┏━━

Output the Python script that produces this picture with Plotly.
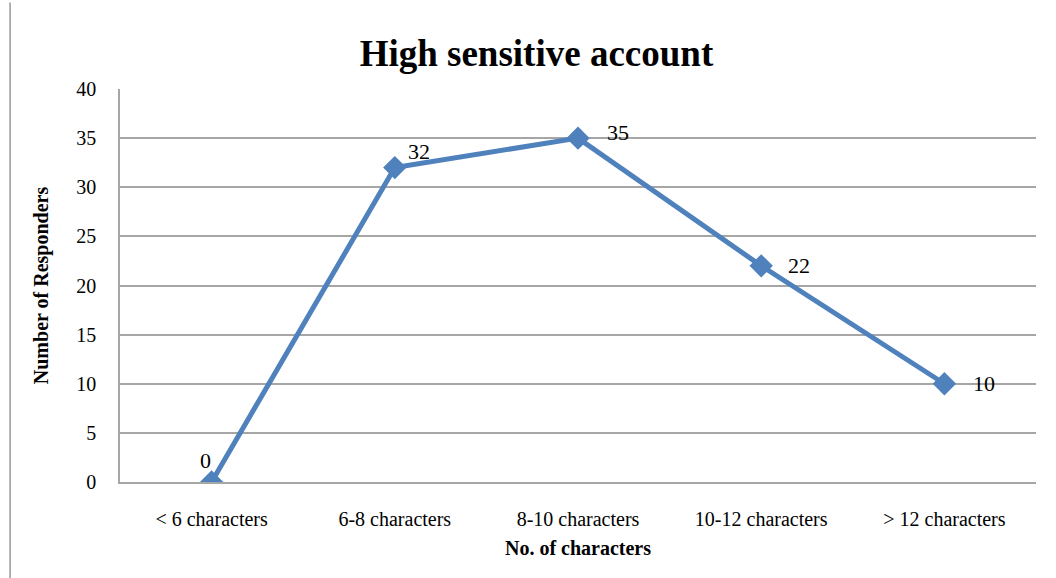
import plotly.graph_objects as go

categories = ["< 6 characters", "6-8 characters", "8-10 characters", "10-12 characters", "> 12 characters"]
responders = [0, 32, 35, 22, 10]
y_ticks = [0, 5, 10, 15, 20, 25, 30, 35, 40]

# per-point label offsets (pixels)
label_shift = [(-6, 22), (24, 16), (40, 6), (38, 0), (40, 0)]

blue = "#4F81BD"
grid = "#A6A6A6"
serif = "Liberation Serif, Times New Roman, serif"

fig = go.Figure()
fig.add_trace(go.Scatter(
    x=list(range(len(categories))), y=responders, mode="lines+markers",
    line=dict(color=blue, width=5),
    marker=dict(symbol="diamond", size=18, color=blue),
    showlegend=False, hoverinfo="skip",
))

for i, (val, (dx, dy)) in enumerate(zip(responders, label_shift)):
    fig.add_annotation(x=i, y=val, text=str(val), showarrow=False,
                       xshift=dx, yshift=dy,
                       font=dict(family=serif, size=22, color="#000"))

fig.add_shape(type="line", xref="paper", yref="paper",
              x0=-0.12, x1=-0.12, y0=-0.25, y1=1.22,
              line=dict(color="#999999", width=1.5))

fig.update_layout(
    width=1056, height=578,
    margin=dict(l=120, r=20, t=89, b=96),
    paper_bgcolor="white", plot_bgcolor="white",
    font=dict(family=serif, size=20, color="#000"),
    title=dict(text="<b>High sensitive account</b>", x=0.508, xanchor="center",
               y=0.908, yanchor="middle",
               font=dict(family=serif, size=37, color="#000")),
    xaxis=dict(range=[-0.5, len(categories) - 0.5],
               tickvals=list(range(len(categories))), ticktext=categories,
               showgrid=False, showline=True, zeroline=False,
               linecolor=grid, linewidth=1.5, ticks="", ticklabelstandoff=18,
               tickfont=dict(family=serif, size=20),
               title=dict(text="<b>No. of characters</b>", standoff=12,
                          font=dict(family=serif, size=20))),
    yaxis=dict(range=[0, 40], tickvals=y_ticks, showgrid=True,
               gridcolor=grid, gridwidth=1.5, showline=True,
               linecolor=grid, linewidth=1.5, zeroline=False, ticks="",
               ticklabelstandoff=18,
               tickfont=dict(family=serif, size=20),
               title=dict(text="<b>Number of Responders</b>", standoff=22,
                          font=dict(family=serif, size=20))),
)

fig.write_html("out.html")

┗━━

Exercise description ▸
Leave out any pictures, please, and quote only the lines from the top of the data through the line that contains "(38, 0), (40, 0)]".

Expected output ▸
Output the Python script that produces this picture with Plotly.
import plotly.graph_objects as go

categories = ["< 6 characters", "6-8 characters", "8-10 characters", "10-12 characters", "> 12 characters"]
responders = [0, 32, 35, 22, 10]
y_ticks = [0, 5, 10, 15, 20, 25, 30, 35, 40]

# per-point label offsets (pixels)
label_shift = [(-6, 22), (24, 16), (40, 6), (38, 0), (40, 0)]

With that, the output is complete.